The largest artist community in the Midwest was effectively shut down on Monday when tenants of Detroit's Russell Industrial Center were ordered to vacate the premises.
According to a notice shared with Metro Times,
Detroit's Building, Safety Engineering and Environmental Department determined the complex to be in violation of city code and ordered all tenants to discontinue use until the violations have been corrected.
Several tenants who spoke with Metro Times
said the Russell Industrial Center's office didn't have any answers on Monday, and advised the tenants to contact the city's building department.
"The Russell management seemed caught off guard, and we're trying to get in touch with their lawyers," says Chris Reilly, a professor at Eastern Michigan University's School of Art & Design who moved into a space with four other artists in January. "As far as I know no tenants were notified of anything prior to this afternoon." According to Reilly, the complex was inspected earlier this month, but the tenants never received any feedback.
Reilly says he tried calling the building department number provided on the notice several times to no avail.

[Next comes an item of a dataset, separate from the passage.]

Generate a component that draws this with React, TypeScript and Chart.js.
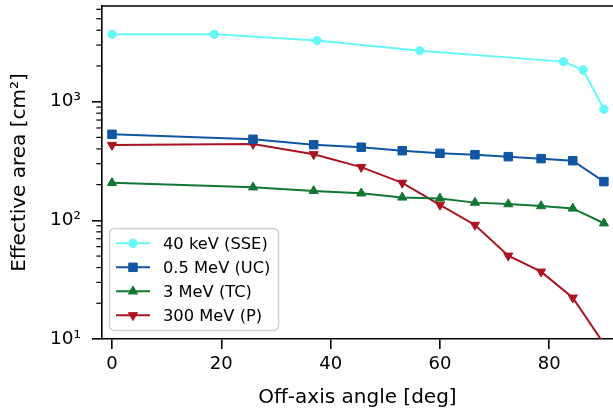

Once he was hung up on, and another went to a full voicemail box.
Earlier this month, the Russell Industrial Center was the subject of a WDIV "Local 4 Defenders" investigation
that noted the sprawling complex had failed inspections in August and October. There were at least three reported fires on the premises in 2016, including one that was started because of an electrical failure.
A Dec. 9 Detroit Fire Department inspection found 25 failures, including poor maintenance of sprinkler systems, combustible waste, and obstructed exits. WDIV reported that when they visited the complex undercover they found sprinkler heads covered with bags, overflowing dumpsters, and wooden walls that could be fire hazards.
Concerns about possible safety violations followed the deadly fire at the Ghost Ship art space in Oakland, Calif.
last year. At the time of its investigation, WDIV reported that the Russell Industrial Center had 184 tenants. Over the past two weekends, the complex hosted the annual Dirty Show exhibition, which draws nearly 10,000 visitors.
An operations manager at the Russell says the city has gone overboard by forcing the complex to shut down.
“We’ve had fire inspectors in here before, building inspectors in here before, and so to suddenly come in and say you’re not in compliance and vacate us, it’s mind boggling,” Russell spokesman Eric Novack says. “And it’s all stuff that we can remedy while we’re open.”
reached out to the city of Detroit for comment. This post will be updated when they respond.